だが、まだ距離はあると自覚する理想の境地を、彼は手の届くところだとも考えている。いつものように、いままでのように、いつかは届くと信じている。
高校時代に「あれ、俺のまっすぐ、わりといいな」
多くの阪神ファンが知っている通り、彼は須磨翔風という公立高校の出身である。なぜ私立の強豪校ではなかったのか。声がかからなかったから、だった。甲子園出場を目指す名門にとって、中学時代の才木はさほど魅力的な存在ではなかったということになる。
才能に自信のある者であれば反骨心を刺激され、ない者であれば卑屈になっていてもおかしくない状況だったが、才木の場合はどちらでもなかった。
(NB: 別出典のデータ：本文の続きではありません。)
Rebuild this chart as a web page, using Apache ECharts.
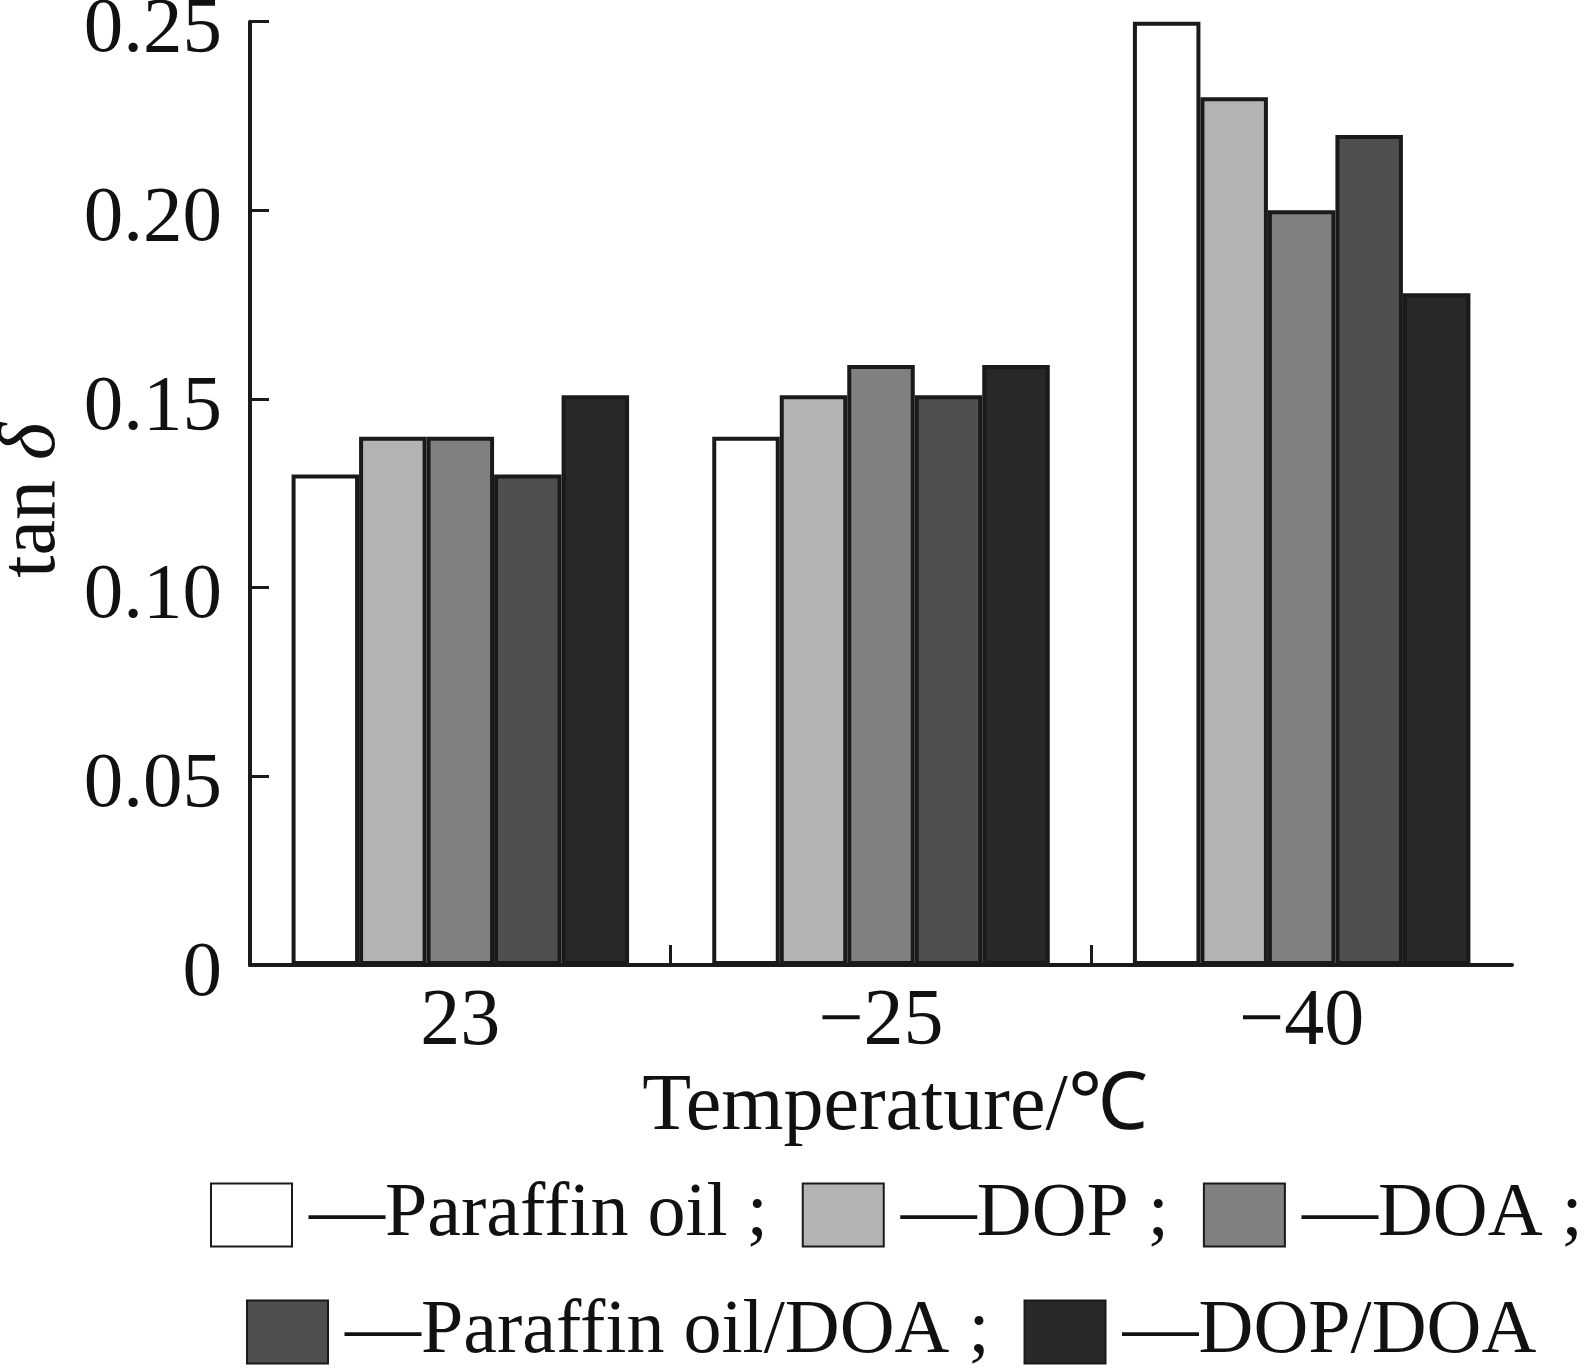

「もともと、何がなんでも甲子園、というよりは、行けたらいいな、ぐらいなヤツでした。強豪校の選手と比べてどうこうみたいなのは全然なかったですね。ただ、基本的にまっすぐにはこだわっていて、それが高校に入って、ちょっとずつ自信がついていったっていうか。高2の冬ぐらいには、ファウルも取れる、空振りも取れるってことで、あれ、俺のまっすぐ、わりといいな、みたいな感じにはなっていました」
150km近くを計測するようになっていた高校時代の才木のファストボールには、NPBはもとより、メジャーからの視線も集まるようになっていた。彼の中で芽生えつつあった自信は、あながち根拠のないものではなかったということだろう。